What they really wanted in their nation was individual freedom, especially of thought and self-determination. However, they lived in a tumultuous civilization and could only attempt to form ‘a more perfect union'. All in all, I think they did a good job.
But, back to the future....
Cheney the Focus of CIA Leak Court Filing
By PETE YOST, Associated Press Writer
WASHINGTON - In a new court filing, the prosecutor in the CIA leak case revealed that Vice President Dick Cheney made handwritten references to CIA officer Valerie Plame — albeit not by name — before her identity was publicly exposed.
The new court filing is the second in little more than a month by Special Counsel Patrick Fitzgerald mentioning Cheney as being closely focused with his then-chief of staff, I. Lewis Libby, on Bush administration critic Joseph Wilson, who is married to Plame.
With the two court filings, Fitzgerald has pointed to an important role for the vice president in the weeks leading up to the leaking of Plame's identity.
In the latest court filing late Friday, Fitzgerald said he intends to introduce at Libby's trial in January a copy of Wilson's op-ed article in The New York Times "bearing handwritten notations by the vice president." The article was published on July 6, 2003, eight days before Plame's identity was exposed by conservative columnist Bob Novak.
The notations "support the proposition that publication of the Wilson Op Ed acutely focused the attention of the vice president and the defendant — his chief of staff — on Mr. Wilson, on the assertions made in the article and on responding to those assertions."
The article containing Cheney's notes "reflects the contemporaneous reaction of the vice president to Mr. Wilson's Op Ed article," the prosecutor said. "This is relevant to establishing some of the facts that were viewed as important by the defendant's immediate superior, including whether Mr. Wilson's wife had 'sent him on a junket,' the filing states.
The reference is to the fact that the CIA sent Wilson on a trip to Africa in 2002 to check out a report that Iraq had made attempts to acquire uranium yellowcake from Niger. Wilson concluded that it was highly doubtful an agreement to purchase uranium had been made.
The Bush administration used the intelligence on supposed efforts by Iraq to acquire uranium from Africa to bolster its case for going to war.
After the invasion, with the Bush White House under pressure because no weapons of mass destruction had been found in Iraq, Wilson wrote the op ed piece for The Times. In it, he accused the Bush administration of exaggerating prewar intelligence to exaggerate an Iraqi threat from weapons of mass destruction.
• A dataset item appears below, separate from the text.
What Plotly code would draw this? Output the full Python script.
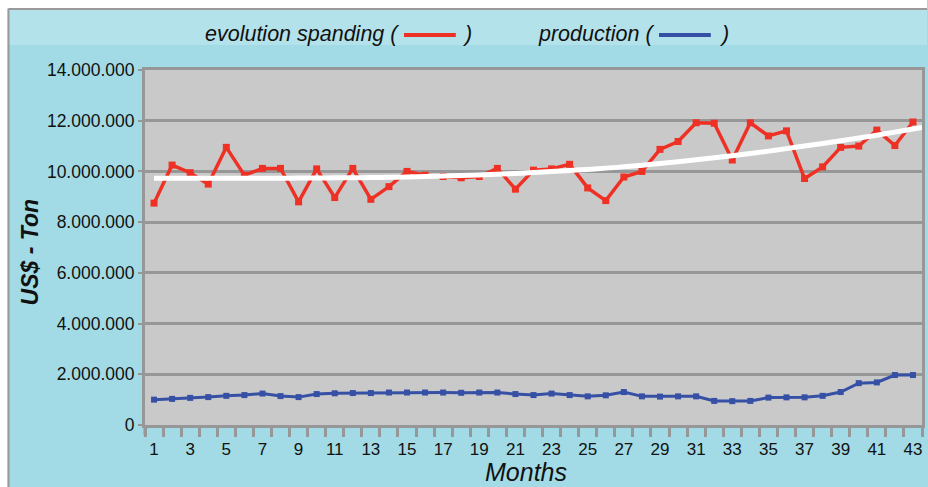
import plotly.graph_objects as go

# Monthly series (millions)
months = list(range(1, 44))
spending = [8.75, 10.25, 9.95, 9.5, 10.95, 9.85, 10.12, 10.12, 8.8, 10.1,
            8.97, 10.12, 8.9, 9.4, 10.0, 9.85, 9.8, 9.75, 9.8, 10.12,
            9.3, 10.05, 10.1, 10.28, 9.35, 8.85, 9.78, 10.0, 10.87, 11.18,
            11.92, 11.9, 10.45, 11.92, 11.4, 11.6, 9.72, 10.18, 10.95, 11.0,
            11.63, 11.02, 11.95]
production = [1.00, 1.03, 1.07, 1.10, 1.15, 1.18, 1.24, 1.14, 1.10, 1.22,
              1.25, 1.26, 1.26, 1.28, 1.28, 1.28, 1.28, 1.27, 1.28, 1.28,
              1.22, 1.18, 1.24, 1.18, 1.13, 1.17, 1.30, 1.13, 1.12, 1.13,
              1.13, 0.95, 0.94, 0.95, 1.08, 1.09, 1.09, 1.15, 1.30, 1.65,
              1.68, 1.97, 1.97]
# Spending trend line
trend_months = months + [43.5]
trend = [9.73, 9.73, 9.73, 9.73, 9.73, 9.73, 9.73, 9.73, 9.74, 9.74,
         9.75, 9.75, 9.76, 9.77, 9.78, 9.80, 9.82, 9.84, 9.86, 9.89,
         9.92, 9.96, 10.0, 10.04, 10.08, 10.13, 10.18, 10.24, 10.31, 10.38,
         10.46, 10.54, 10.62, 10.71, 10.80, 10.90, 11.00, 11.10, 11.21, 11.32,
         11.43, 11.55, 11.67, 11.73]

spending = [v * 1e6 for v in spending]
production = [v * 1e6 for v in production]
trend = [v * 1e6 for v in trend]
odd_months = months[::2]

RED = "#ee3124"
BLUE = "#3550a5"
BG = "#a2dbe5"
BAND = "#b4e2ea"
GRID = "#979797"
FONT = "Liberation Sans"

W, H = 928, 487
L, R, T, B = 145, 925, 70, 425


def px(x):
    return (x - L) / (R - L)


def py(y):
    return (B - y) / (B - T)


fig = go.Figure()
fig.add_trace(go.Scatter(x=months, y=spending, mode="lines+markers",
                         line=dict(color=RED, width=3.5),
                         marker=dict(symbol="square", size=7, color=RED),
                         hoverinfo="skip"))
fig.add_trace(go.Scatter(x=months, y=production, mode="lines+markers",
                         line=dict(color=BLUE, width=3),
                         marker=dict(symbol="square", size=6, color=BLUE),
                         hoverinfo="skip"))
fig.add_trace(go.Scatter(x=trend_months, y=trend, mode="lines",
                         line=dict(color="white", width=5, shape="spline"),
                         hoverinfo="skip"))

shapes = [
    # light band behind the legend
    dict(type="rect", xref="paper", yref="paper", x0=px(8), x1=px(930),
         y0=py(9), y1=py(45), fillcolor=BAND, line=dict(width=0), layer="below"),
    # white frame at the left and top
    dict(type="rect", xref="paper", yref="paper", x0=px(-2), x1=px(930),
         y0=py(-2), y1=py(8), fillcolor="white", line=dict(width=0)),
    dict(type="rect", xref="paper", yref="paper", x0=px(-2), x1=px(7),
         y0=py(-2), y1=py(490), fillcolor="white", line=dict(width=0)),
    dict(type="line", xref="paper", yref="paper", x0=px(8), x1=px(930),
         y0=py(9), y1=py(9), line=dict(color="#9a9a9a", width=2)),
    dict(type="line", xref="paper", yref="paper", x0=px(8), x1=px(8),
         y0=py(9), y1=py(490), line=dict(color="#9a9a9a", width=2)),
    # legend keys
    dict(type="line", xref="paper", yref="paper", x0=px(405), x1=px(457),
         y0=py(35), y1=py(35), line=dict(color=RED, width=4)),
    dict(type="line", xref="paper", yref="paper", x0=px(661), x1=px(713),
         y0=py(35), y1=py(35), line=dict(color=BLUE, width=4)),
    # left axis runs down through the tick band
    dict(type="line", xref="paper", yref="paper", x0=px(145), x1=px(145),
         y0=py(425), y1=py(435), line=dict(color=GRID, width=3)),
]

lab_font = dict(family=FONT, size=21.5, color="#111", style="italic")
annotations = [
    dict(text="evolution spanding (", x=px(402), y=py(34), xref="paper", yref="paper",
         xanchor="right", yanchor="middle", showarrow=False, font=lab_font),
    dict(text=")", x=px(461), y=py(34), xref="paper", yref="paper",
         xanchor="left", yanchor="middle", showarrow=False, font=lab_font),
    dict(text="production (", x=px(658), y=py(34), xref="paper", yref="paper",
         xanchor="right", yanchor="middle", showarrow=False, font=lab_font),
    dict(text=")", x=px(719), y=py(34), xref="paper", yref="paper",
         xanchor="left", yanchor="middle", showarrow=False, font=lab_font),
    dict(text="US$ - Ton", x=px(30), y=py(252), xref="paper", yref="paper",
         textangle=-90, xanchor="center", yanchor="middle", showarrow=False,
         font=dict(family=FONT, size=23, color="#111", style="italic", weight="bold")),
    dict(text="Months", x=px(527), y=py(472), xref="paper", yref="paper",
         xanchor="center", yanchor="middle", showarrow=False,
         font=dict(family=FONT, size=25, color="#111", style="italic")),
]

fig.update_layout(
    width=W, height=H,
    margin=dict(l=L, r=W - R, t=T, b=H - B, pad=0),
    paper_bgcolor=BG, plot_bgcolor="#c9c9c9",
    showlegend=False,
    separators=",.",
    shapes=shapes, annotations=annotations,
    font=dict(family=FONT, size=16, color="#111"),
)
fig.update_xaxes(
    range=[0.5, 43.5], tickmode="array", tickvals=odd_months,
    ticktext=[str(m) for m in odd_months],
    ticks="outside", ticklen=7, tickcolor="rgba(0,0,0,0)",
    tickfont=dict(family=FONT, size=17, color="#111"),
    minor=dict(tick0=0.5, dtick=1, ticks="outside", ticklen=9, tickwidth=3,
               tickcolor=GRID, showgrid=False),
    showgrid=False, zeroline=False,
    showline=True, linecolor=GRID, linewidth=3, mirror=True,
)
fig.update_yaxes(
    range=[0, 14e6], dtick=2e6, tickformat=",",
    ticks="outside", ticklen=4, tickwidth=2, tickcolor=GRID,
    tickfont=dict(family=FONT, size=17.5, color="#111"),
    showgrid=True, gridcolor=GRID, gridwidth=3, zeroline=False,
    showline=True, linecolor=GRID, linewidth=3, mirror=True,
)

fig.write_html("out.html")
Defending the administration against Wilson's accusations, Libby and presidential adviser Karl Rove promoted the idea that Wilson's wife, Plame, had sent him on the trip to Africa. Administration critics have said such a move was an attempt to undercut Wilson's credibility.
The prosecution's court papers also stated that Cheney told Libby around June 12, 2003, that Wilson's wife worked at the CIA, a month before her identity was outed.